The sale of an old East End synagogue to a neighbouring mosque has been hailed as an example of positive relations between Jews and Muslims.
Fieldgate Street Great Synagogue, which shut earlier this year, has been bought by the adjacent East London Mosque, the largest in the country.
Judge Khurshid Drabu, a trustee of the Joseph Interfaith Foundation, noted that the synagogue had given their "Muslim brothers next door" first option on the building.
A few years ago, the mosque gave a grant to the Federation of Synagogues congregation towards repairs.
Judge Drabu said the mosque's trustees were now considering "keeping that synagogue as a mark of heritage for Jewish people and [to] use the centre for scholastic exchange" for people from different faiths.
We have no choice.
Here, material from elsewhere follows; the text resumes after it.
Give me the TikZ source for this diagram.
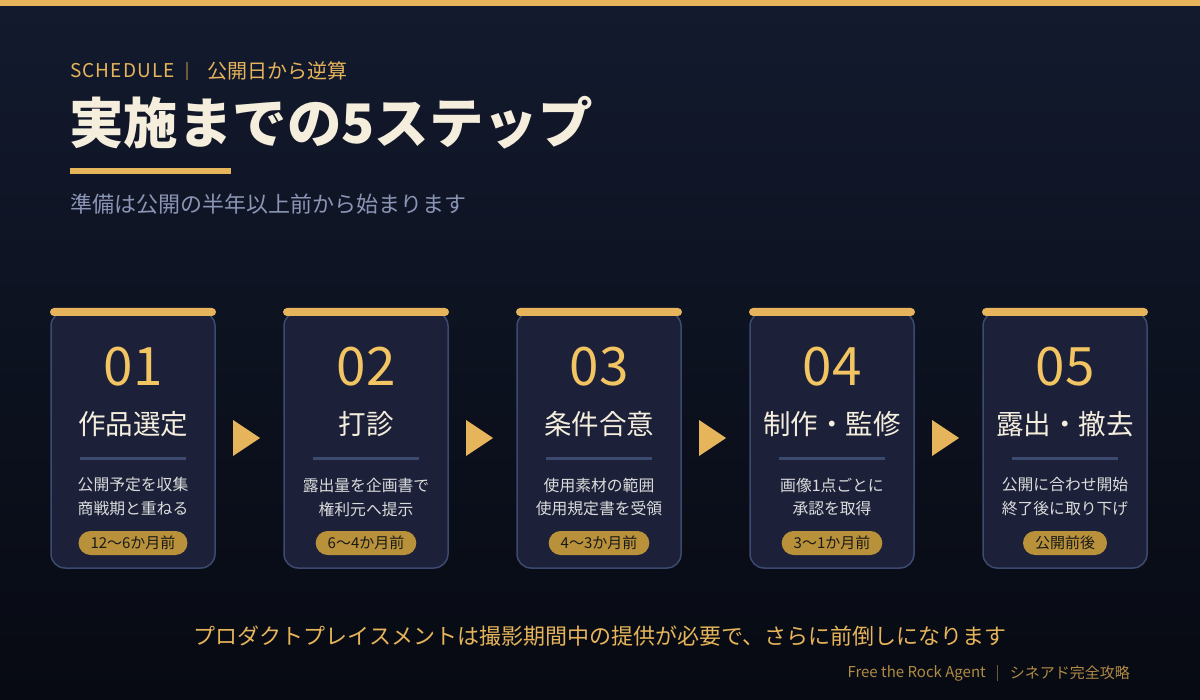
\documentclass[tikz,border=0pt]{standalone}
\usepackage{fontspec}
\setmainfont{Noto Sans CJK JP}
\definecolor{bgtop}{HTML}{131A2E}
\definecolor{bgbot}{HTML}{070A12}
\definecolor{gold}{HTML}{E6B45A}
\definecolor{numgold}{HTML}{F2C462}
\definecolor{dimgold}{HTML}{6B5A3A}
\definecolor{cream}{HTML}{F5EEDD}
\definecolor{subgray}{HTML}{8A94B4}
\definecolor{cardfill}{HTML}{1C2139}
\definecolor{cardline}{HTML}{3B4A6E}
\definecolor{desc}{HTML}{DCDCDC}
\definecolor{badgefill}{HTML}{B8913A}
\definecolor{badgetext}{HTML}{1A1A1A}
\definecolor{footgold}{HTML}{B08A45}
\newcommand{\fs}[1]{\fontsize{#1}{#1}\selectfont}
\tikzset{
  txt/.style={inner sep=0pt},
  card/.style={draw=cardline, line width=1.5pt, fill=cardfill, rounded corners=14pt, minimum width=164pt, minimum height=256pt, inner sep=0pt},
  badge/.style={fill=badgefill, text=badgetext, rounded corners=12pt, minimum height=24pt, inner xsep=12pt, inner ysep=0pt, font=\fs{15}},
  divline/.style={draw=cardline, line width=3pt},
}
\begin{document}
\begin{tikzpicture}[x=1pt,y=-1pt]
\useasboundingbox (0,0) rectangle (1200,700);
\shade[top color=bgtop, bottom color=bgbot] (0,0) rectangle (1200,700);
\fill[gold] (0,0) rectangle (1200,6);
% header
\node[txt, anchor=west, text=gold, font=\fs{19}\addfontfeatures{LetterSpace=6}] (sched) at (70,71) {SCHEDULE};
\draw[dimgold, line width=1.2pt] (187,62) -- (187,80);
\node[txt, anchor=west, text=gold, font=\fs{20}] (gyaku) at (207,71) {公開日から逆算};
\node[txt, anchor=west, text=cream, font=\fs{54.5}\bfseries] (title) at (69,123) {実施までの5ステップ};
\fill[gold] (70,168) rectangle (231,174);
\node[txt, anchor=west, text=subgray, font=\fs{22}] (sub) at (70,204) {準備は公開の半年以上前から始まります};
% cards
\foreach \i/\num/\ttl/\da/\db/\bd in {
  1/01/作品選定/公開予定を収集/商戦期と重ねる/12〜6か月前,
  2/02/打診/露出量を企画書で/権利元へ提示/6〜4か月前,
  3/03/条件合意/使用素材の範囲/使用規定書を受領/4〜3か月前,
  4/04/制作・監修/画像1点ごとに/承認を取得/3〜1か月前,
  5/05/露出・撤去/公開に合わせ開始/終了後に取り下げ/公開前後}{
  \pgfmathsetmacro\cx{133+233*(\i-1)}
  \node[card] (c\i) at (\cx,440) {};
  \fill[gold, rounded corners=4pt] (\cx-83,308) rectangle (\cx+83,316);
  \node[txt, text=numgold, font=\fs{53}] (n\i) at (\cx,367) {\num};
  \node[txt, text=cream, font=\fs{27.5}] (t\i) at (\cx,424) {\ttl};
  \draw[divline] (\cx-53,459) -- (\cx+53,459);
  \node[txt, text=desc, font=\fs{15.8}] (da\i) at (\cx,485) {\da};
  \node[txt, text=desc, font=\fs{15.8}] (db\i) at (\cx,509) {\db};
  \node[badge] (b\i) at (\cx,543) {\bd};
}
\foreach \i in {1,2,3,4}{
  \pgfmathsetmacro\cx{133+233*(\i-1)}
  \coordinate (a\i) at (\cx+100,438);
  \fill[gold] ([yshift=-18pt]a\i) -- ([xshift=27pt]a\i) -- ([yshift=18pt]a\i) -- cycle;
}
% bottom
\node[txt, text=gold, font=\fs{22}] (note) at (600,636) {プロダクトプレイスメントは撮影期間中の提供が必要で、さらに前倒しになります};
\node[txt, anchor=east, text=footgold, font=\fs{15}] (foot2) at (1130,673) {シネアド完全攻略};
\draw[dimgold, line width=1pt] (997,665) -- (997,681);
\node[txt, anchor=east, text=footgold, font=\fs{15}] (foot1) at (986,673) {Free the Rock Agent};
\end{tikzpicture}
\end{document}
We must deepen engagement
He was speaking at a meeting of the foundation chaired by Lord Stone of Blackheath in the House of Lords.
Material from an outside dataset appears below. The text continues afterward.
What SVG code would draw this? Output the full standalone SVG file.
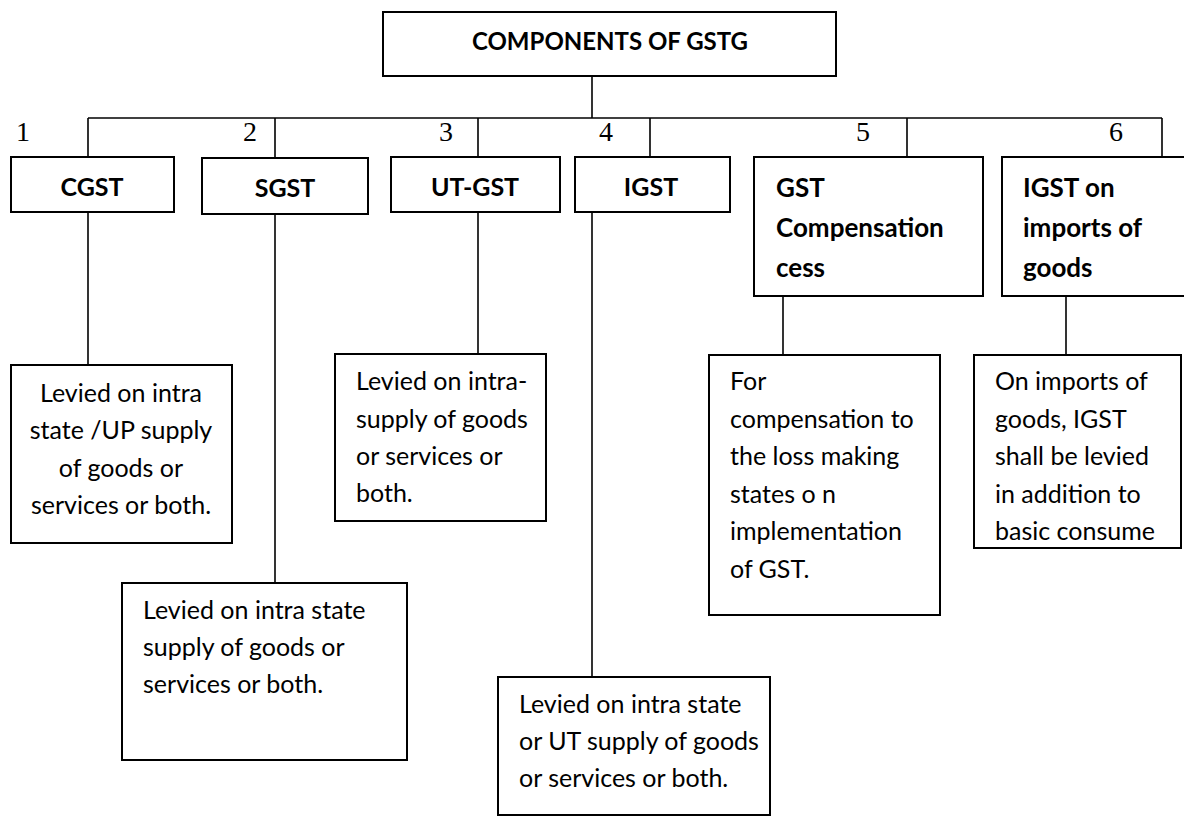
<svg xmlns="http://www.w3.org/2000/svg" width="1184" height="816" viewBox="0 0 1184 816">
  <style>
    .box { fill: #fff; stroke: #000; stroke-width: 2; }
    .wire { fill: none; stroke: #000; stroke-width: 1.6; }
    .title { font-family: Lato, "Liberation Sans", sans-serif; font-weight: bold; font-size: 24px; fill: #000; }
    .head { font-family: Lato, "Liberation Sans", sans-serif; font-weight: bold; font-size: 26px; fill: #000; }
    .short { font-size: 25px; }
    .body { font-family: Lato, "Liberation Sans", sans-serif; font-size: 25px; fill: #000; }
    .num { font-family: "Liberation Serif", "Times New Roman", serif; font-size: 28px; fill: #000; }
    .mid { text-anchor: middle; }
  </style>
  <rect width="1184" height="816" fill="#fff"/>

  <!-- connectors: trunk, branch bar, drops and note stems -->
  <g id="connectors" class="wire">
    <path d="M592 76V118"/>
    <path d="M88 118H1162"/>
    <path d="M88 118V157M275 118V157M478 118V157M650 118V157M907 118V157M1162 118V157"/>
    <path d="M88 212V365"/>
    <path d="M275 214V583"/>
    <path d="M478 212V354"/>
    <path d="M592 212V677"/>
    <path d="M783 296V355"/>
    <path d="M1066 296V355"/>
  </g>

  <!-- branch numbers -->
  <g id="numbers" class="num">
    <text x="16" y="141">1</text>
    <text x="243" y="141">2</text>
    <text x="439" y="141">3</text>
    <text x="599" y="141">4</text>
    <text x="856" y="141">5</text>
    <text x="1109" y="141">6</text>
  </g>

  <g id="root">
    <rect class="box" x="383" y="12" width="453" height="64"/>
    <text class="title mid" x="610" y="50">COMPONENTS OF GSTG</text>
  </g>

  <g id="cgst">
    <rect class="box" x="11" y="157" width="163" height="55"/>
    <text class="head short mid" x="92" y="196">CGST</text>
  </g>
  <g id="sgst">
    <rect class="box" x="202" y="158" width="166" height="56"/>
    <text class="head short mid" x="285" y="197">SGST</text>
  </g>
  <g id="utgst">
    <rect class="box" x="391" y="157" width="169" height="55"/>
    <text class="head short mid" x="475" y="196">UT-GST</text>
  </g>
  <g id="igst">
    <rect class="box" x="575" y="157" width="155" height="55"/>
    <text class="head short mid" x="651" y="196">IGST</text>
  </g>
  <g id="cess">
    <rect class="box" x="754" y="157" width="229" height="139"/>
    <text class="head" x="776" y="197">GST</text>
    <text class="head" x="776" y="237">Compensation</text>
    <text class="head" x="776" y="277">cess</text>
  </g>
  <g id="igst-imports">
    <rect class="box" x="1002" y="157" width="190" height="139"/>
    <text class="head" x="1023" y="197">IGST on</text>
    <text class="head" x="1023" y="237">imports of</text>
    <text class="head" x="1023" y="277">goods</text>
  </g>

  <g id="cgst-note">
    <rect class="box" x="11" y="365" width="221" height="178"/>
    <text class="body mid" x="121" y="402">Levied on intra</text>
    <text class="body mid" x="121" y="439">state /UP supply</text>
    <text class="body mid" x="121" y="477">of goods or</text>
    <text class="body mid" x="121" y="514">services or both.</text>
  </g>
  <g id="utgst-note">
    <rect class="box" x="335" y="354" width="211" height="167"/>
    <text class="body" x="356" y="390">Levied on intra-</text>
    <text class="body" x="356" y="428">supply of goods</text>
    <text class="body" x="356" y="465">or services or</text>
    <text class="body" x="356" y="502">both.</text>
  </g>
  <g id="sgst-note">
    <rect class="box" x="122" y="583" width="285" height="177"/>
    <text class="body" x="143" y="619">Levied on intra state</text>
    <text class="body" x="143" y="656">supply of goods or</text>
    <text class="body" x="143" y="693">services or both.</text>
  </g>
  <g id="igst-note">
    <rect class="box" x="498" y="677" width="272" height="138"/>
    <text class="body" x="519" y="713">Levied on intra state</text>
    <text class="body" x="519" y="750">or UT supply of goods</text>
    <text class="body" x="519" y="787">or services or both.</text>
  </g>
  <g id="cess-note">
    <rect class="box" x="709" y="355" width="231" height="260"/>
    <text class="body" x="730" y="390">For</text>
    <text class="body" x="730" y="428">compensation to</text>
    <text class="body" x="730" y="465">the loss making</text>
    <text class="body" x="730" y="503">states o n</text>
    <text class="body" x="730" y="540">implementation</text>
    <text class="body" x="730" y="578">of GST.</text>
  </g>
  <g id="igst-imports-note">
    <rect class="box" x="974" y="355" width="207" height="193"/>
    <text class="body" x="995" y="390">On imports of</text>
    <text class="body" x="995" y="428">goods, IGST</text>
    <text class="body" x="995" y="465">shall be levied</text>
    <text class="body" x="995" y="503">in addition to</text>
    <text class="body" x="995" y="540">basic consume</text>
  </g>
</svg>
Senior imam of the Makkah Mosque in Leeds, Qari Mohammad Asim, recommended more joint activities such as the Mitzvah Day collection for refugees in which members of the local Muslim community were taking part this weekend.
He said his visit to Alyth shul in Golders Green for Yom Kippur had been an "eye-opener. It showed goodwill and generosity from the Jewish community."
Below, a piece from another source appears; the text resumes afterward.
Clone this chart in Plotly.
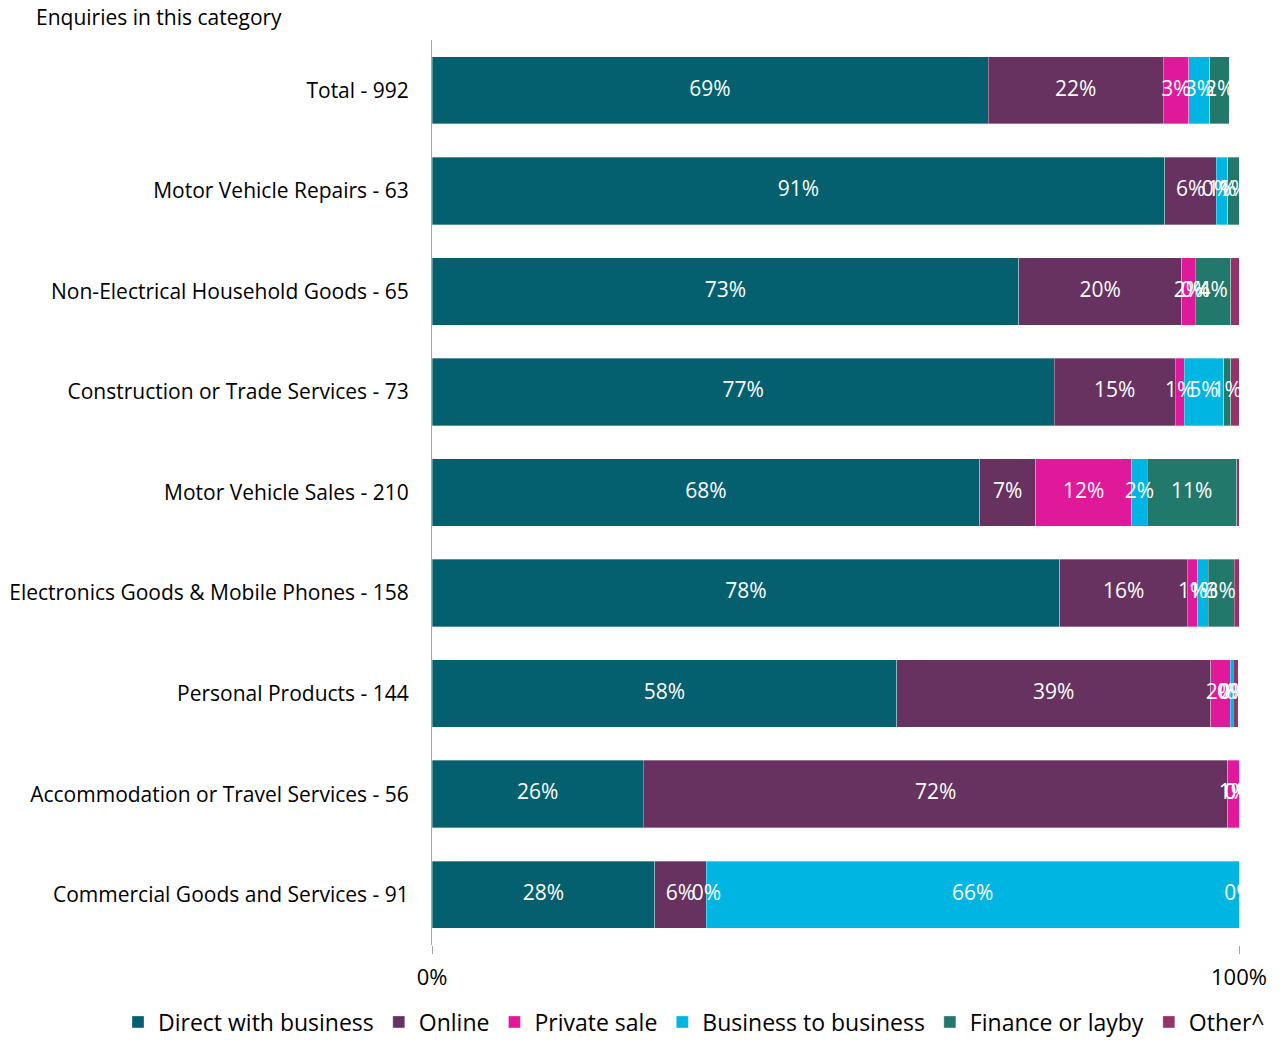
import plotly.graph_objects as go

categories = [
    "Total - 992",
    "Motor Vehicle Repairs - 63",
    "Non-Electrical Household Goods - 65",
    "Construction or Trade Services - 73",
    "Motor Vehicle Sales - 210",
    "Electronics Goods & Mobile Phones - 158",
    "Personal Products - 144",
    "Accommodation or Travel Services - 56",
    "Commercial Goods and Services - 91",
]

# shares in percent
direct_with_business = [68.9, 90.8, 72.7, 77.1, 67.9, 77.8, 57.6, 26.2, 27.6]
online = [21.7, 6.4, 20.2, 15.0, 6.9, 15.8, 38.9, 72.4, 6.4]
private_sale = [3.2, 0.0, 1.7, 1.1, 11.9, 1.3, 2.4, 1.4, 0.0]
business_to_business = [2.6, 1.4, 0.0, 4.9, 1.9, 1.3, 0.4, 0.0, 66.0]
finance_or_layby = [2.4, 1.4, 4.4, 0.9, 11.1, 3.2, 0.0, 0.0, 0.0]
other = [0.0, 0.0, 1.0, 1.0, 0.3, 0.6, 0.6, 0.0, 0.0]

series = [
    ("Direct with business", direct_with_business, "#04606F", True),
    ("Online", online, "#67325F", True),
    ("Private sale", private_sale, "#E0199A", True),
    ("Business to business", business_to_business, "#00B5E2", True),
    ("Finance or layby", finance_or_layby, "#22786A", True),
    ("Other^", other, "#963366", False),
]

FONT = "Open Sans"

fig = go.Figure()
for name, vals, color, labelled in series:
    fig.add_trace(go.Bar(
        name=name,
        y=categories,
        x=vals,
        orientation="h",
        marker=dict(color=color, line=dict(color="rgba(255,255,255,0.4)", width=0.8)),
        hoverinfo="x+y+name",
    ))

# data labels drawn on top of every bar (centred in each segment)
lab_x, lab_y, lab_t = [], [], []
base = [0.0] * len(categories)
for name, vals, color, labelled in series:
    for i, v in enumerate(vals):
        if labelled:
            lab_x.append(base[i] + v / 2)
            lab_y.append(categories[i])
            lab_t.append(f"{v:.0f}%")
        base[i] += v

fig.add_trace(go.Scatter(
    x=lab_x, y=lab_y, text=lab_t, mode="text",
    textposition="middle center",
    textfont=dict(color="white", size=21, family=FONT),
    showlegend=False, hoverinfo="skip", cliponaxis=True,
))

plot_top, plot_bottom = 40, 945
plot_h = plot_bottom - plot_top
plot_l, plot_w = 432, 807

fig.update_layout(
    barmode="stack",
    bargap=0.33,
    width=1280,
    height=1040,
    margin=dict(l=plot_l, r=1280 - plot_l - plot_w, t=plot_top, b=1040 - plot_bottom,
                autoexpand=False),
    plot_bgcolor="white",
    paper_bgcolor="white",
    font=dict(family=FONT, size=21, color="black"),
    title=dict(
        text="Enquiries in this category",
        x=36 / 1280, xanchor="left", xref="container",
        y=1 - 18 / 1040, yanchor="middle", yref="container",
        font=dict(size=21, family=FONT, color="black"),
    ),
    legend=dict(
        orientation="h",
        x=(118 - plot_l) / plot_w, xref="paper", xanchor="left",
        y=-(1022 - plot_bottom) / plot_h, yref="paper", yanchor="middle",
        font=dict(size=23, family=FONT),
        itemwidth=30,
        traceorder="normal",
    ),
    showlegend=True,
)

fig.update_xaxes(
    range=[0, 100],
    tickvals=[0, 100],
    ticktext=["0%", "100%"],
    showgrid=False,
    zeroline=False,
    showline=False,
    ticks="outside",
    ticklen=8,
    tickcolor="#A6A6A6",
    tickfont=dict(size=22, family=FONT),
    ticklabelstandoff=5,
    fixedrange=True,
)
fig.update_yaxes(
    categoryorder="array",
    categoryarray=categories[::-1],
    showline=True,
    linecolor="#A6A6A6",
    linewidth=1,
    showgrid=False,
    ticks="",
    tickfont=dict(size=21, family=FONT),
    ticklabelstandoff=18,
)

fig.write_html("out.html")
Muslims and Jews in Europe "must not see each other only through the lens of the Israel and Palestine conflict. I am pleased to say that, in recent decades, there have been concerted efforts… to forward positive relationships. The landscape is changing, albeit slowly."
The Muslim community "must not tolerate any comments made by British Muslims who believe in conspiracy theories and claim that things go wrong because of Jews", the imam added. The Jewish community "must also be less suspicious, misunderstanding and afraid of the Muslim community".
Echoing the call for closer ties, Board of Deputies president Jonathan Arkush said that, "we have no choice. We must deepen Jewish-Muslim engagement and that means not just in the House of Lords, or between mosque and synagogue in Finchley, but places where Jews and Muslims don't necessarily meet each other."
One university Muslim chaplain argued that the word "interfaith" held little appeal for young people and joint social events were more effective. One group of Muslim and Jewish students had recently gone paint-balling together.